The soundtrack fits like a tailor-made pair of jeans with a perfect blend of cello, violin and guitar to invoke the melancholy of a hot and dusty high noon, while action scenes are fitted with an adrenaline pounding melody. There are also plenty of immersive sound effects that add to the first-person experience, from the dull honky-tonk piano heard outside the saloon, or the dry crunch of your footsteps on parched prairie grass, to the whiny drone of flies as they buzz lazily around a pile of horse manure.
Call of Juarez's voice acting deserves special praise for being largely pitch-perfect and expertly lending humanity to the computer characters. The rogues are downright dirty with a thick drawl and they convincingly spit out colorful Western phrases. Actor Marc Alaimo's performance as Reverend Ray is particularly inspired. With charisma practically dripping from every word, he plays a range of emotions ranging between regretful penitence and blind fury, oftentimes in the same sentence.
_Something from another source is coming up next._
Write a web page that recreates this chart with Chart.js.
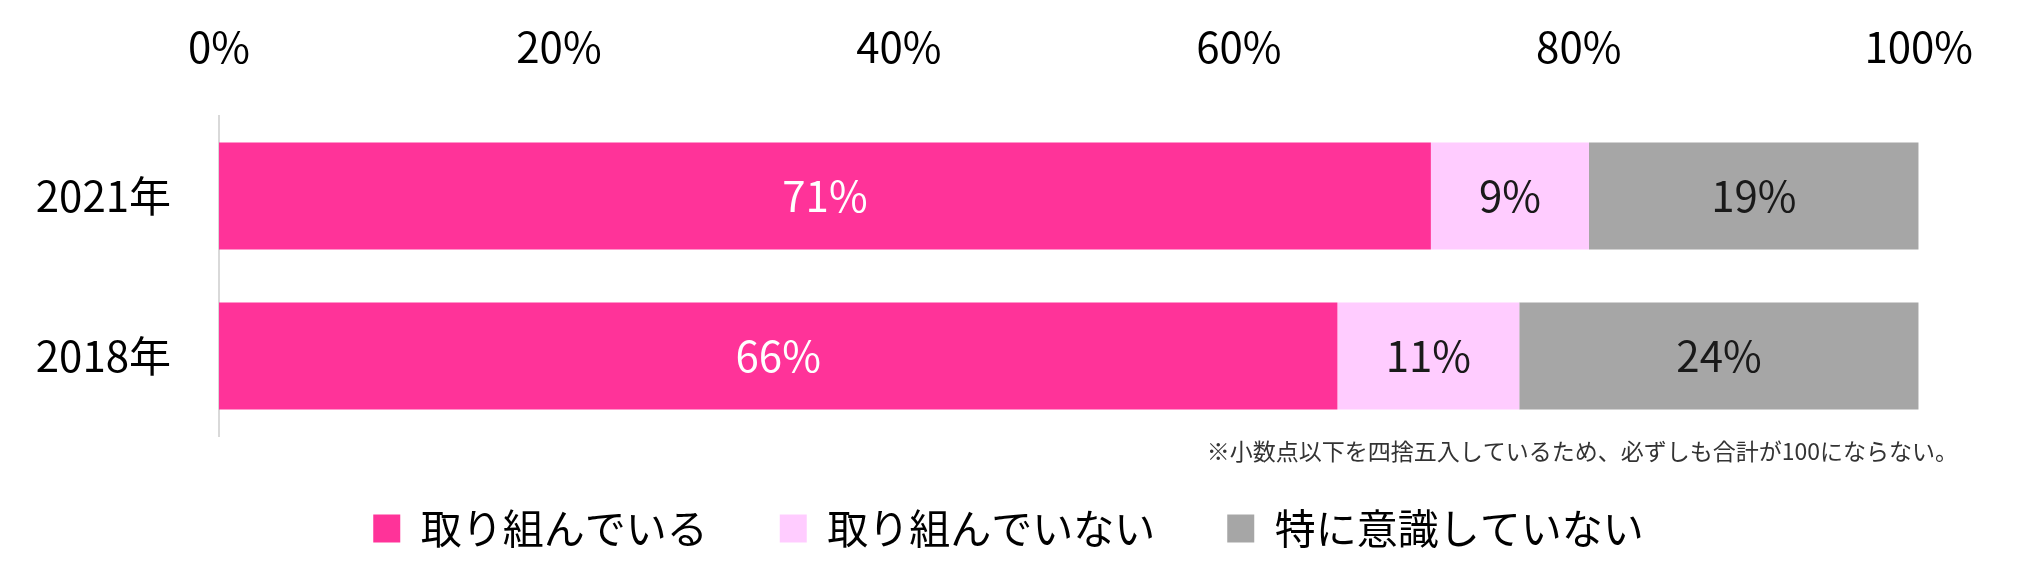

The game never gets particularly challenging at normal difficulty and somewhere between 10 and 15 hours will see you to the end of the game. You can try again on hard, although its replay value is somewhat limited because of the linear nature of the game. Once you do exhaust your single-player fun, you can try your hand at owning friends and strangers online. Call of Juarez features three gameplay modes which are essentially variations on the tried-and-tested online modes — Deathmatch, Skirmish and Robbery (capture the flag). A fourth new mode called Gold Rush lets you run around the map collecting gold and killing anyone who gets in your way. At the time of writing, there were anywhere between 10 and 50 moderately populated servers, depending on the time of day and connecting to a host was largely trouble-free. Online gameplay gives you the option to choose your side and your character, which determines which weapons you go in with, including dynamite, sniper rifle, double-barreled shotgun and classic six shooters. From there, it's a straight forward fast paced frag-fest, just like it should be. The solid gameplay engine and variety of maps mean it's not hard to see Call of Juarez becoming an online staple once more players sign up.
There's enough that works well in Call of Juarez for the PC to distract you from the relatively minor quirks, such as the overly linear game structure. Although it never really feels very restrictive, from start to finish you're basically on one track with very little ability to veer away and do your own thing, and there's hardly any interaction with NPCs outside of the game script. However, the overall effect is a tour de force labor of love from developers who clearly cared, and knew what they were doing, and it's not hard to fully appreciate the end result.